The UK government often spends more than it collects through taxes, creating a funding gap that must be covered. To bridge this shortfall, the government borrows money – and, like any borrower, it must pay back not just the principal, but also interest.

Why Does the Government Borrow?

Most of the government’s income comes from taxes. Workers contribute through income tax and National Insurance, consumers pay VAT on goods and services, and businesses are taxed on profits.

In theory, tax revenues could cover all spending, and occasionally they do. But more often, governments must either raise taxes, reduce spending, or borrow to balance the books.

Raising taxes can slow consumer spending and reduce company profits, ultimately lowering tax revenues. Cutting spending can have social and political costs. Borrowing, therefore, often becomes the preferred option, especially to support the economy or fund major infrastructure projects such as railways and roads.

How Does the Government Borrow?

The UK raises funds by selling government bonds, known as gilts. These bonds represent a promise to repay lenders with interest over time.

Gilts are widely regarded as safe assets, purchased by pension funds, investment firms, banks, and insurers both domestically and internationally. They come in both short- and long-term varieties, each with different maturity periods and interest rates.

How Much Is Being Borrowed?

Government borrowing fluctuates month by month. For example, January typically sees lower borrowing as tax receipts rise from annual payments.

  • In the financial year ending March 2025, borrowing reached £148.3 billion.

  • In July 2025 alone, borrowing fell to £1.1 billion, down from £3.4 billion in July 2024.

Currently, the UK’s national debt – the total owed over time – stands at around £2.9 trillion, roughly equivalent to the country’s entire annual GDP.

This level is more than double what was typical before the 2008 financial crisis, inflated by both that crisis and the Covid-19 pandemic. Still, relative to GDP, UK debt remains lower than much of the past century and below some peer economies.

The Cost of Interest

The bigger the debt, the higher the interest bill. During the 2010s, ultra-low interest rates kept these costs manageable. But since 2021, as the Bank of England has raised rates, the burden has grown.

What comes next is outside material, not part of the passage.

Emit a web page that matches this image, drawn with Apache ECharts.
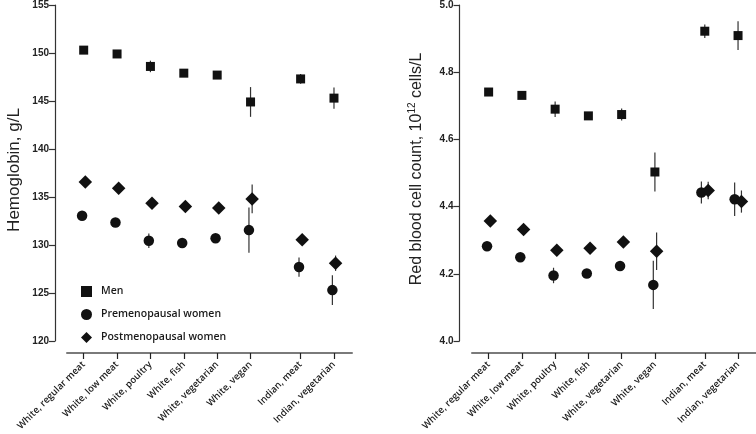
<!DOCTYPE html>
<html>
<head>
<meta charset="utf-8">
<script src="https://cdn.jsdelivr.net/npm/echarts@6/dist/echarts.min.js"></script>
<style>html,body{margin:0;padding:0;background:#fff}#c{width:756px;height:434px}</style>
</head>
<body>
<div id="c"></div>
<script>
// ---- data ----
const categories = ['White, regular meat','White, low meat','White, poultry','White, fish','White, vegetarian','White, vegan','Indian, meat','Indian, vegetarian'];
const xPos = [1,2,3,4,5,6,7.5,8.5];
const groups = ['Men','Premenopausal women','Postmenopausal women'];

const hbMen     = [150.3,149.9,148.6,147.9,147.7,144.9,147.3,145.3];
const hbMenErr  = [0.2,0.2,0.6,0.2,0.25,1.55,0.5,1.1];
const hbPre     = [133.05,132.35,130.45,130.2,130.7,131.55,127.7,125.3];
const hbPreErr  = [0.3,0.3,0.75,0.3,0.4,2.35,1.0,1.55];
const hbPost    = [136.55,135.9,134.35,134.0,133.85,134.8,130.55,128.1];
const hbPostErr = [0.3,0.3,0.4,0.4,0.4,1.5,0.4,0.8];

const rbcMen     = [4.741,4.731,4.690,4.670,4.674,4.503,4.922,4.909];
const rbcMenErr  = [0.005,0.005,0.023,0.008,0.018,0.058,0.02,0.043];
const rbcPre     = [4.282,4.249,4.195,4.201,4.223,4.167,4.442,4.422];
const rbcPreErr  = [0.005,0.005,0.023,0.006,0.008,0.072,0.033,0.05];
const rbcPost    = [4.357,4.332,4.270,4.276,4.295,4.267,4.448,4.415];
const rbcPostErr = [0.005,0.005,0.008,0.008,0.008,0.056,0.026,0.033];

const hbTicks = [120,125,130,135,140,145,150,155];
const rbcTicks = [4.0,4.2,4.4,4.6,4.8,5.0];

// ---- styles ----
const INK = '#111';
const shapes = ['square','circle','diamond'];
const sizes = {square:9, circle:10.5, diamond:13.5};
// pixel dodge per group, per chart
const dodgeLeft = [[0,0,0,0,0,0,0,0],[-1.6,-1.6,-1.6,-1.6,-1.6,-1.6,-1.6,-1.6],[1.6,1.6,1.6,1.6,1.6,1.6,1.6,1.6]];
const dodgeRight = [[0,0,0,0,0,0,0,0],[-1.6,-1.6,-1.6,-1.6,-1.6,-1.6,-3.4,-3.4],[1.7,1.7,1.7,1.7,1.7,1.7,3.4,3.4]];

function makeSeries(name, gi, vals, errs, axisIdx, dodge){
  const shape = shapes[gi];
  return {
    type:'custom', name, xAxisIndex:axisIdx, yAxisIndex:axisIdx,
    itemStyle:{color:INK},
    data: vals.map((v,i)=>[xPos[i], v, errs[i], i]),
    renderItem(params, api){
      const x = api.value(0), y = api.value(1), e = api.value(2), i = api.value(3);
      const dx = dodge[gi][i];
      const p = api.coord([x,y]), hi = api.coord([x,y+e]), lo = api.coord([x,y-e]);
      const cx = p[0]+dx, cy = p[1];
      const s = sizes[shape];
      let sym;
      if(shape==='square') sym = {type:'rect', shape:{x:cx-s/2,y:cy-s/2,width:s,height:s}, style:{fill:INK}};
      else if(shape==='circle') sym = {type:'circle', shape:{cx, cy, r:s/2}, style:{fill:INK}};
      else sym = {type:'polygon', shape:{points:[[cx,cy-s/2],[cx+s/2,cy],[cx,cy+s/2],[cx-s/2,cy]]}, style:{fill:INK}};
      return {type:'group', children:[
        {type:'line', shape:{x1:cx,y1:hi[1],x2:cx,y2:lo[1]}, style:{stroke:'#333', lineWidth:1.2}},
        sym
      ]};
    }
  };
}

const tickFont = {fontFamily:'Liberation Sans, Arial', fontWeight:'bold', fontSize:10, color:'#222'};
const catFont = {fontFamily:'Open Sans', fontWeight:600, fontSize:9.5, color:'#1a1a1a'};

function xAxis(gridIndex){
  return {
    type:'value', gridIndex, min:0.5, max:9.04, offset:12,
    splitLine:{show:false},
    axisLine:{show:true, lineStyle:{color:'#7a7a7a', width:2}},
    axisTick:{show:true, customValues:xPos, length:6, lineStyle:{color:'#222', width:1.2}},
    axisLabel:{show:true, customValues:xPos, rotate:45, margin:10, ...catFont,
      formatter:(v)=>{const k=xPos.indexOf(v); return k>=0?categories[k]:'';}}
  };
}

const option = {
  animation:false,
  backgroundColor:'#fff',
  grid:[
    {left:67, top:5, width:285, height:336, containLabel:false, outerBoundsMode:'none'},
    {left:472, top:5, width:284, height:336, containLabel:false, outerBoundsMode:'none'}
  ],
  legend:{
    left:76, top:281, orient:'vertical', itemGap:12, itemWidth:11, itemHeight:11,
    textStyle:{fontFamily:'Open Sans', fontWeight:600, fontSize:10.5, color:'#1a1a1a', padding:[0,0,0,4]},
    data:[{name:groups[0], icon:'rect'},{name:groups[1], icon:'circle'},{name:groups[2], icon:'diamond'}]
  },
  xAxis:[xAxis(0), xAxis(1)],
  yAxis:[
    {type:'value', gridIndex:0, min:hbTicks[0], max:hbTicks[hbTicks.length-1], interval:5, offset:12,
     splitLine:{show:false},
     axisLine:{show:true, lineStyle:{color:'#333', width:1.2}},
     axisTick:{show:true, length:6, lineStyle:{color:'#333', width:1.2}},
     axisLabel:{...tickFont, margin:6},
     name:'Hemoglobin, g/L', nameLocation:'middle', nameGap:32,
     nameTextStyle:{fontFamily:'Liberation Sans, Arial', fontSize:17, color:'#222', padding:[0,0,0,6]}},
    {type:'value', gridIndex:1, min:rbcTicks[0], max:rbcTicks[rbcTicks.length-1], interval:0.2, offset:12.5,
     splitLine:{show:false},
     axisLine:{show:true, lineStyle:{color:'#333', width:1.2}},
     axisTick:{show:true, length:6, lineStyle:{color:'#333', width:1.2}},
     axisLabel:{...tickFont, margin:6, formatter:(v)=>v.toFixed(1)},
     name:'Red blood cell count, 10{sup|12} cells/L', nameLocation:'middle', nameGap:34,
     nameTextStyle:{fontFamily:'Liberation Sans, Arial', fontSize:16, color:'#222', padding:[0,0,0,8],
       rich:{sup:{fontFamily:'Liberation Sans, Arial', fontSize:10, color:'#222', verticalAlign:'top', padding:[0,0,8,0]}}}}
  ],
  series:[
    makeSeries(groups[0],0,hbMen,hbMenErr,0,dodgeLeft),
    makeSeries(groups[1],1,hbPre,hbPreErr,0,dodgeLeft),
    makeSeries(groups[2],2,hbPost,hbPostErr,0,dodgeLeft),
    makeSeries(groups[0],0,rbcMen,rbcMenErr,1,dodgeRight),
    makeSeries(groups[1],1,rbcPre,rbcPreErr,1,dodgeRight),
    makeSeries(groups[2],2,rbcPost,rbcPostErr,1,dodgeRight)
  ]
};
const chart = echarts.init(document.getElementById('c'), null, {renderer:'canvas'});
chart.setOption(option);
</script>
</body>
</html>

In July 2025, the government spent £7.1 billion on interest payments alone – slightly higher than the previous year.

Why Does This Matter?

When a larger share of government revenue goes toward debt servicing, less is available for public services and investment. This creates a policy dilemma: borrow too much, and the cost of servicing debt may spiral; borrow too little, and growth opportunities could be missed.

Economists remain divided. Some warn that high borrowing threatens fiscal stability, while others argue that strategic borrowing can fuel growth, which eventually generates more tax revenue.

The government has pledged to ensure debt falls as a share of the economy within five years. However, in October’s Budget, Chancellor Rachel Reeves broadened the definition of debt (switching to public sector net financial liabilities, or PSNFL) to provide more flexibility for investment.

Downing Street has emphasized that fiscal rules remain non-negotiable, underscoring its commitment to economic stability.

Debt vs. Deficit – What’s the Difference?

  • Debt is the total amount the government owes, built up over many years.

  • Deficit is the annual shortfall between spending and income.

  • When revenues exceed spending, a surplus occurs, reducing overall debt.